Ed dutifully takes the mouse up the road. He has been jolted out of a deep sleep and now is settling back to a restful position when I say again – Ed, we have another mouse.
And suddenly, the prospects seemed daunting. What if we have a huge family of mice stopping by? Are we in for nights of catch and release? Sigh...
Ed digs out a large plastic bin and slips the mouse into it for the night. He’ll take it further out tomorrow. I look at the mouse – that is one huge rodent! And she’s eaten all the peanut butter. Of course. First they eat, then they look around for an escape route.
It’s one o’clock. Do you know where you mice are?
And here’s an interesting fact: we have no more mice this night.
Could it be that we HAVE been trapping and releasing the same mouse or two? How far is their range? If you go on the Internet, you get yourself an evening’s worth of readings on other people’s experiences with mice. There are a lot of people out there and a lot of mice. Not surprisingly, they clash. People have a lot of ideas on how to prevent that from happening ever again.

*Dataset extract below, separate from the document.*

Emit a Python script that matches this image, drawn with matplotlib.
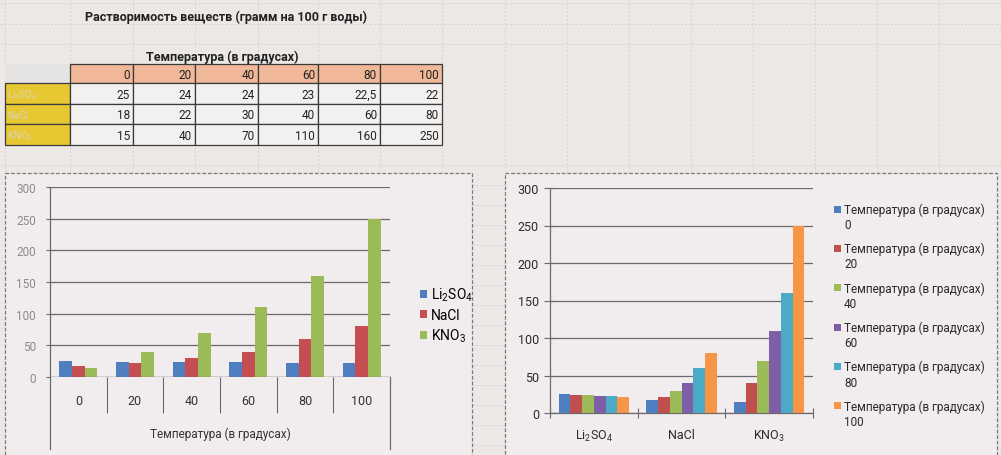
import numpy as np
import matplotlib
matplotlib.use("Agg")
import matplotlib.pyplot as plt
from matplotlib.patches import Rectangle

plt.rcParams['font.family'] = ['Roboto', 'DejaVu Sans']
plt.rcParams['mathtext.default'] = 'regular'

# ---------------- data ----------------
title = "Растворимость веществ (грамм на 100 г воды)"
temp_label = "Температура (в градусах)"
temperatures = [0, 20, 40, 60, 80, 100]
substances = ["Li$_2$SO$_4$", "NaCl", "KNO$_3$"]
li2so4 = [25, 24, 24, 23, 22.5, 22]
nacl = [18, 22, 30, 40, 60, 80]
kno3 = [15, 40, 70, 110, 160, 250]
table_text = {
    "Li$_2$SO$_4$": ["25", "24", "24", "23", "22,5", "22"],
    "NaCl": ["18", "22", "30", "40", "60", "80"],
    "KNO$_3$": ["15", "40", "70", "110", "160", "250"],
}
yticks = [0, 50, 100, 150, 200, 250, 300]

# ---------------- styles ----------------
sub_colors = ['#4f7fc0', '#c44e52', '#9bbb59']
temp_colors = ['#4f7fc0', '#c0504d', '#9bbb59', '#7e5ea6', '#4babc6', '#f79646']
W, H = 1001, 456
fig = plt.figure(figsize=(W / 100, H / 100), dpi=100, facecolor='#ebe8e6')


def rect(x0, y0, x1, y1):
    return [x0 / W, 1 - y1 / H, (x1 - x0) / W, (y1 - y0) / H]


# background canvas (pixel coordinates)
bg = fig.add_axes([0, 0, 1, 1], zorder=0)
bg.set_xlim(0, W)
bg.set_ylim(H, 0)
bg.axis('off')

# faint spreadsheet grid
col_edges = [5, 70, 133, 195, 258, 318, 380, 442]
extra_cols = [505, 567, 629, 691, 753, 815, 877, 939]
for x in col_edges + extra_cols:
    bg.plot([x, x], [0, 174], color='#d6d2d2', lw=0.7, ls=(0, (2, 2)), zorder=1)
for y in [4, 25, 45, 166]:
    bg.plot([0, W], [y, y], color='#d6d2d2', lw=0.7, ls=(0, (2, 2)), zorder=1)
for y in np.arange(186, 456, 20):
    bg.plot([472, 505], [y, y], color='#d2d0d6', lw=0.7, ls=(0, (2, 2)), zorder=1)

# chart panels
for (x0, x1) in [(5, 472), (505, 997)]:
    bg.add_patch(Rectangle((x0, 174), x1 - x0, H - 174 + 5, facecolor='#f1ecee',
                           edgecolor='#7a7a7a', lw=0.9, ls=(0, (3, 1.5)), zorder=2))

# table
row_edges = [65, 84, 105, 125, 146]
bg.text(85, 17, title, fontsize=9, fontweight='bold', ha='left', va='center', color='#222')
bg.text(222, 57, temp_label, fontsize=9, fontweight='bold', ha='center', va='center', color='#222')
# header row
bg.add_patch(Rectangle((col_edges[0], row_edges[0]), col_edges[1] - col_edges[0],
                       row_edges[1] - row_edges[0], facecolor='#e6e3e3', edgecolor='none', zorder=3))
for j, t in enumerate(temperatures):
    x0, x1 = col_edges[j + 1], col_edges[j + 2]
    bg.add_patch(Rectangle((x0, row_edges[0]), x1 - x0, row_edges[1] - row_edges[0],
                           facecolor='#f0b898', edgecolor='#3a3a3a', lw=0.9, zorder=3))
    bg.text(x1 - 3, (row_edges[0] + row_edges[1]) / 2 + 1, str(t), fontsize=8.5,
            ha='right', va='center', color='#222', zorder=4)
for i, name in enumerate(substances):
    y0, y1 = row_edges[i + 1], row_edges[i + 2]
    bg.add_patch(Rectangle((col_edges[0], y0), col_edges[1] - col_edges[0], y1 - y0,
                           facecolor='#e8c832', edgecolor='#3a3a3a', lw=0.9, zorder=3))
    bg.text(col_edges[0] + 2, (y0 + y1) / 2 + 1, name, fontsize=7, ha='left', va='center',
            color='#d9d2bf', zorder=4)
    for j, v in enumerate(table_text[name]):
        x0, x1 = col_edges[j + 1], col_edges[j + 2]
        bg.add_patch(Rectangle((x0, y0), x1 - x0, y1 - y0, facecolor='#f3f1ef',
                               edgecolor='#3a3a3a', lw=0.9, zorder=3))
        bg.text(x1 - 3, (y0 + y1) / 2 + 1, v, fontsize=8.5, ha='right', va='center',
                color='#222', zorder=4)

# ---------------- left chart ----------------
ax1 = fig.add_axes(rect(50, 188, 390, 378), zorder=2)
ax1.set_facecolor('none')
x = np.arange(len(temperatures))
w = 1 / 4.5
series = [li2so4, nacl, kno3]
bars = []
for i, (vals, c) in enumerate(zip(series, sub_colors)):
    b = ax1.bar(x + (i - 1) * w, vals, width=w, color=c, zorder=3)
    bars.append(b)
ax1.set_xlim(-0.5, len(temperatures) - 0.5)
ax1.set_ylim(0, 300)
ax1.set_yticks(yticks)
ax1.yaxis.grid(True, color='#6a6a6a', lw=0.9)
ax1.set_axisbelow(True)
for s in ['top', 'right', 'bottom']:
    ax1.spines[s].set_visible(False)
ax1.spines['left'].set_visible(False)
ax1.tick_params(axis='y', length=3, width=0.8, color='#6a6a6a', labelsize=8.5,
                labelcolor='#8c8c8c', pad=7)
ax1.set_xticks(x)
ax1.set_xticklabels([str(t) for t in temperatures])
ax1.tick_params(axis='x', length=0, labelsize=9, labelcolor='#333', pad=12)
ax1.set_xticks(np.arange(0.5, len(temperatures) - 1, 1), minor=True)
ax1.tick_params(axis='x', which='minor', length=26, width=0.8, color='#6a6a6a', direction='out')
ax1.axhline(0, color='#6a6a6a', lw=0.9, zorder=4)
ax1.plot([0, 0], [-0.379, 1], transform=ax1.transAxes, color='#6a6a6a', lw=0.9, clip_on=False)
ax1.plot([1, 1], [-0.379, 0], transform=ax1.transAxes, color='#6a6a6a', lw=0.9, clip_on=False)
ax1.set_xlabel(temp_label, fontsize=8.5, color='#333', labelpad=6)
ax1.legend(bars, substances, loc='center left', bbox_to_anchor=(407 / W, 1 - 316 / H),
           bbox_transform=fig.transFigure, frameon=False, fontsize=10,
           handlelength=0.55, handleheight=0.55, handletextpad=0.3, labelspacing=0.35)

# ---------------- right chart ----------------
ax2 = fig.add_axes(rect(550, 189, 813, 414), zorder=2)
ax2.set_facecolor('none')
xs = np.arange(len(substances))
w2 = 1 / 7.5
by_temp = [[li2so4[j], nacl[j], kno3[j]] for j in range(len(temperatures))]
for j, (vals, c) in enumerate(zip(by_temp, temp_colors)):
    ax2.bar(xs + (j - 2.5) * w2, vals, width=w2, color=c, zorder=3)
ax2.set_xlim(-0.5, len(substances) - 0.5)
ax2.set_ylim(0, 300)
ax2.set_yticks(yticks)
ax2.yaxis.grid(True, color='#6a6a6a', lw=0.9)
ax2.set_axisbelow(True)
for s in ['top', 'right']:
    ax2.spines[s].set_visible(False)
for s in ['left', 'bottom']:
    ax2.spines[s].set_color('#6a6a6a')
    ax2.spines[s].set_linewidth(0.9)
ax2.tick_params(axis='y', length=8, direction='inout', width=0.8, color='#6a6a6a',
                labelsize=9, labelcolor='#2a2a2a', pad=4)
ax2.set_xticks(xs)
ax2.set_xticklabels(substances)
ax2.tick_params(axis='x', length=0, labelsize=9, labelcolor='#2a2a2a', pad=11)
ax2.set_xticks(np.arange(-0.5, len(substances), 1), minor=True)
ax2.tick_params(axis='x', which='minor', length=7, direction='inout', width=0.8, color='#6a6a6a')

# right legend
for j, (t, c) in enumerate(zip(temperatures, temp_colors)):
    y = 210 + 39.4 * j
    bg.add_patch(Rectangle((834, y - 3.5), 7, 7, facecolor=c, edgecolor='none', zorder=5))
    bg.text(844, y, temp_label, fontsize=8.5, ha='left', va='center', color='#2a2a2a', zorder=5)
    bg.text(844, y + 15.5, str(t), fontsize=8.5, ha='left', va='center', color='#2a2a2a', zorder=5)

fig.savefig('out.png', dpi=100, facecolor=fig.get_facecolor())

Sunday. We talk about mouse proofing the farmhouse, but it is a daunting task. If you saw how the stone foundation interfaced with the rest of the structure, you’d know that there are perhaps a hundred places where mice could chew and enter the building.
We put it all aside for now. The wind is blowing the clouds apart. It's turning out to be a cool but fine day. Astonishingly green, with dabs of blooming color.

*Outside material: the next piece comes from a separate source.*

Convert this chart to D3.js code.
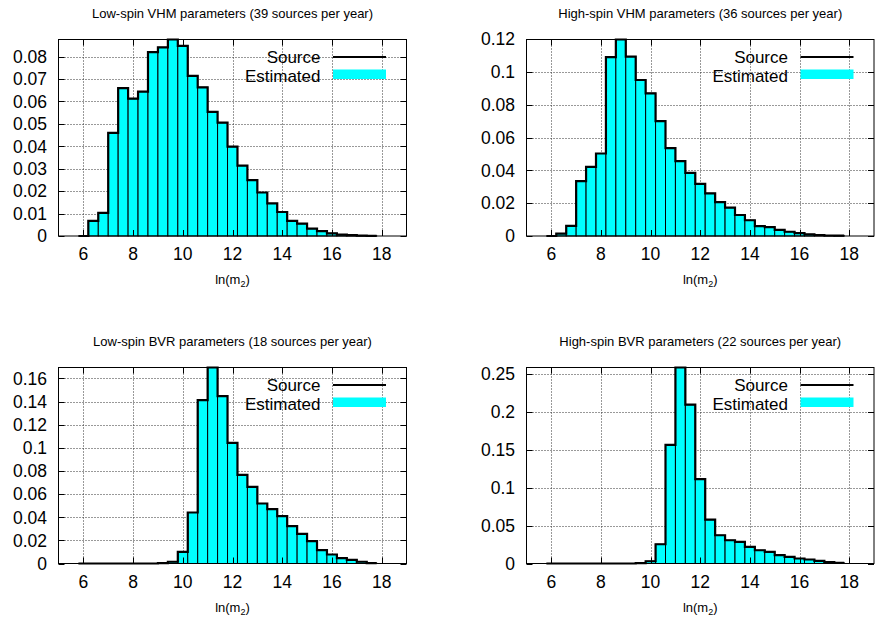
<!DOCTYPE html>
<html>
<head>
<meta charset="utf-8">
<script src="https://cdn.jsdelivr.net/npm/d3@7/dist/d3.min.js"></script>
<style>
  html, body { margin: 0; padding: 0; background: #fff; }
  svg { display: block; }
  text { font-family: "Liberation Sans", Arial, Helvetica, sans-serif; fill: #000; }
</style>
</head>
<body>
<svg id="chart" width="875" height="619"></svg>
<script>
// ---- data ----
const binStart = [5.8, 6.2, 6.6, 7.0, 7.4, 7.8, 8.2, 8.6, 9.0, 9.4,
                  9.8, 10.2, 10.6, 11.0, 11.4, 11.8, 12.2, 12.6, 13.0, 13.4,
                  13.8, 14.2, 14.6, 15.0, 15.4, 15.8, 16.2, 16.6, 17.0, 17.4];
const binWidth = 0.4;

const lowVHM = [0, 0.0067, 0.0103, 0.046, 0.0659, 0.0612, 0.0644, 0.082, 0.0841, 0.0876,
                0.0848, 0.0714, 0.0663, 0.0553, 0.0505, 0.0398, 0.0314, 0.0249, 0.0194, 0.0145,
                0.0107, 0.0067, 0.0055, 0.0033, 0.0022, 0.0012, 0.0006, 0.0004, 0.0002, 0.0001];
const highVHM = [0, 0.0015, 0.0062, 0.0334, 0.0422, 0.0503, 0.109, 0.1198, 0.1094, 0.0951,
                 0.087, 0.070, 0.0536, 0.0456, 0.0385, 0.0318, 0.026, 0.0206, 0.0173, 0.0128,
                 0.0096, 0.006, 0.0054, 0.0037, 0.0026, 0.0018, 0.001, 0.0006, 0.0003, 0.0002];
const lowBVR = [0, 0, 0, 0, 0, 0, 0, 0, 0.0003, 0.0015,
                0.0101, 0.0441, 0.1413, 0.1695, 0.1447, 0.1044, 0.0767, 0.0663, 0.0519, 0.047,
                0.041, 0.0323, 0.0257, 0.0193, 0.0115, 0.0078, 0.0046, 0.0032, 0.0015, 0.0004];
const highBVR = [0, 0, 0, 0, 0, 0, 0, 0, 0, 0.0005,
                 0.003, 0.0254, 0.1566, 0.2587, 0.2096, 0.1114, 0.0579, 0.0373, 0.0307, 0.0285,
                 0.0219, 0.0175, 0.0154, 0.011, 0.0088, 0.0066, 0.0053, 0.0035, 0.002, 0.001];

const titles = [
  "Low-spin VHM parameters (39 sources per year)",
  "High-spin VHM parameters (36 sources per year)",
  "Low-spin BVR parameters (18 sources per year)",
  "High-spin BVR parameters (22 sources per year)"
];
const xTicks = [6, 8, 10, 12, 14, 16, 18];
const yTicks1 = [0, 0.01, 0.02, 0.03, 0.04, 0.05, 0.06, 0.07, 0.08];
const yTicks2 = [0, 0.02, 0.04, 0.06, 0.08, 0.1, 0.12];
const yTicks3 = [0, 0.02, 0.04, 0.06, 0.08, 0.1, 0.12, 0.14, 0.16];
const yTicks4 = [0, 0.05, 0.1, 0.15, 0.2, 0.25];
const xDomain = [5, 19];
const legendLabels = ["Source", "Estimated"];

// ---- layout ----
const panels = [
  { values: lowVHM,  ticks: yTicks1, title: titles[0], left: 58.5,  right: 406.5, top: 39.5,  bottom: 236 },
  { values: highVHM, ticks: yTicks2, title: titles[1], left: 526.5, right: 874,   top: 39.5,  bottom: 236 },
  { values: lowBVR,  ticks: yTicks3, title: titles[2], left: 58.5,  right: 406.5, top: 367.5, bottom: 563.5 },
  { values: highBVR, ticks: yTicks4, title: titles[3], left: 526.5, right: 874,   top: 367.5, bottom: 563.5 }
];

const svg = d3.select("#chart");
const CYAN = "#00ffff";

panels.forEach(p => {
  const g = svg.append("g");
  const x = d3.scaleLinear().domain(xDomain).range([p.left, p.right]);
  const y = d3.scaleLinear().domain([0, d3.max(p.values)]).range([p.bottom, p.top]);
  const tickLen = 6;

  // grid
  const grid = g.append("g").attr("stroke", "#333").attr("stroke-width", 1)
    .attr("stroke-dasharray", "1,2").attr("fill", "none");
  xTicks.forEach(t => {
    grid.append("line").attr("x1", Math.round(x(t)) + 0.5).attr("x2", Math.round(x(t)) + 0.5)
      .attr("y1", p.top).attr("y2", p.bottom);
  });
  p.ticks.forEach(t => {
    if (t === 0) return;
    grid.append("line").attr("x1", p.left).attr("x2", p.right)
      .attr("y1", Math.round(y(t)) + 0.5).attr("y2", Math.round(y(t)) + 0.5);
  });

  // boxes (Estimated)
  const data = binStart.map((s, i) => ({ x0: s, x1: s + binWidth, v: p.values[i] }));
  g.append("g").selectAll("rect").data(data).join("rect")
    .attr("x", d => x(d.x0))
    .attr("width", d => x(d.x1) - x(d.x0))
    .attr("y", d => y(d.v))
    .attr("height", d => y(0) - y(d.v))
    .attr("fill", CYAN)
    .attr("stroke", "#000")
    .attr("stroke-width", 1);

  // step line (Source)
  let dPath = "M" + x(data[0].x0) + "," + y(data[0].v);
  data.forEach((d, i) => {
    dPath += "H" + x(d.x1);
    if (i < data.length - 1) dPath += "V" + y(data[i + 1].v);
  });
  g.append("path").attr("d", dPath).attr("fill", "none")
    .attr("stroke", "#000").attr("stroke-width", 2.2).attr("stroke-linejoin", "miter");

  // frame
  g.append("rect").attr("x", p.left).attr("y", p.top)
    .attr("width", p.right - p.left).attr("height", p.bottom - p.top)
    .attr("fill", "none").attr("stroke", "#000").attr("stroke-width", 1);

  // tick marks
  const tk = g.append("g").attr("stroke", "#000").attr("stroke-width", 1);
  xTicks.forEach(t => {
    const xx = Math.round(x(t)) + 0.5;
    tk.append("line").attr("x1", xx).attr("x2", xx).attr("y1", p.bottom).attr("y2", p.bottom - tickLen);
    tk.append("line").attr("x1", xx).attr("x2", xx).attr("y1", p.top).attr("y2", p.top + tickLen);
  });
  p.ticks.forEach(t => {
    const yy = Math.round(y(t)) + 0.5;
    tk.append("line").attr("x1", p.left).attr("x2", p.left + tickLen).attr("y1", yy).attr("y2", yy);
    tk.append("line").attr("x1", p.right).attr("x2", p.right - tickLen).attr("y1", yy).attr("y2", yy);
  });

  // tick labels
  g.append("g").selectAll("text").data(xTicks).join("text")
    .attr("x", d => x(d)).attr("y", p.bottom + 24)
    .attr("text-anchor", "middle").attr("font-size", 17.5)
    .text(d => d);
  g.append("g").selectAll("text").data(p.ticks).join("text")
    .attr("x", p.left - 11.5).attr("y", d => y(d)).attr("dy", "0.36em")
    .attr("text-anchor", "end").attr("font-size", 17.5)
    .text(d => String(d));

  // title
  g.append("text").attr("x", (p.left + p.right) / 2).attr("y", p.top - 22)
    .attr("text-anchor", "middle").attr("font-size", 13).text(p.title);

  // x label ln(m2)
  const xl = g.append("text").attr("x", (p.left + p.right) / 2).attr("y", p.bottom + 48)
    .attr("text-anchor", "middle").attr("font-size", 13);
  xl.append("tspan").text("ln(m");
  xl.append("tspan").attr("font-size", 9).attr("dy", 3).text("2");
  xl.append("tspan").attr("dy", -3).text(")");

  // legend
  const lx1 = p.right - 73.5, lx2 = p.right - 20.5, tx = p.right - 86;
  const lg = g.append("g");
  lg.append("text").attr("x", tx).attr("y", p.top + 23).attr("text-anchor", "end")
    .attr("font-size", 17).text(legendLabels[0]);
  lg.append("line").attr("x1", lx1).attr("x2", lx2).attr("y1", p.top + 17.5).attr("y2", p.top + 17.5)
    .attr("stroke", "#000").attr("stroke-width", 2.2);
  lg.append("text").attr("x", tx).attr("y", p.top + 42.5).attr("text-anchor", "end")
    .attr("font-size", 17).text(legendLabels[1]);
  lg.append("rect").attr("x", lx1).attr("width", lx2 - lx1).attr("y", p.top + 30).attr("height", 9.5)
    .attr("fill", CYAN);
});
</script>
</body>
</html>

I clean the farmhouse, we stop for a coffee break and then I go down to the condo, to do a final cleaning before I hand over the keys to the next owner.
Between the farmhouse and the condo, I spend six hours on cleaning today. And if you add an after dinner clean up – we’re up to seven.

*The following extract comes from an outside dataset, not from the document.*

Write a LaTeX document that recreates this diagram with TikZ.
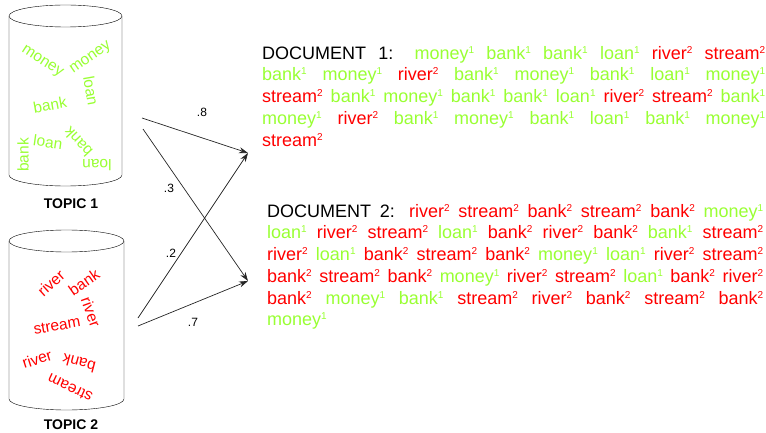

I cannot say that I enjoy cleaning much of anything, but I especially have a hard time cleaning the condo when I'm no longer there. Of course, you could tell me that I do not have to do this. The buyer is paying significantly less than the listing price, so you could say that distributive justice demands that I hand over a dusty mess,
But I can’t. I feel that I have been so lucky in life and so much of what could have gone wrong, did not, that I ought to now think not about the low selling price, but instead about how to make this transition smooth for the buyer and for me.
And so I clean. Hard and long.
The sun is fading. It's evening at the farmhouse. The light is lovely right now, showing off even the simplest flowers by the entrance door.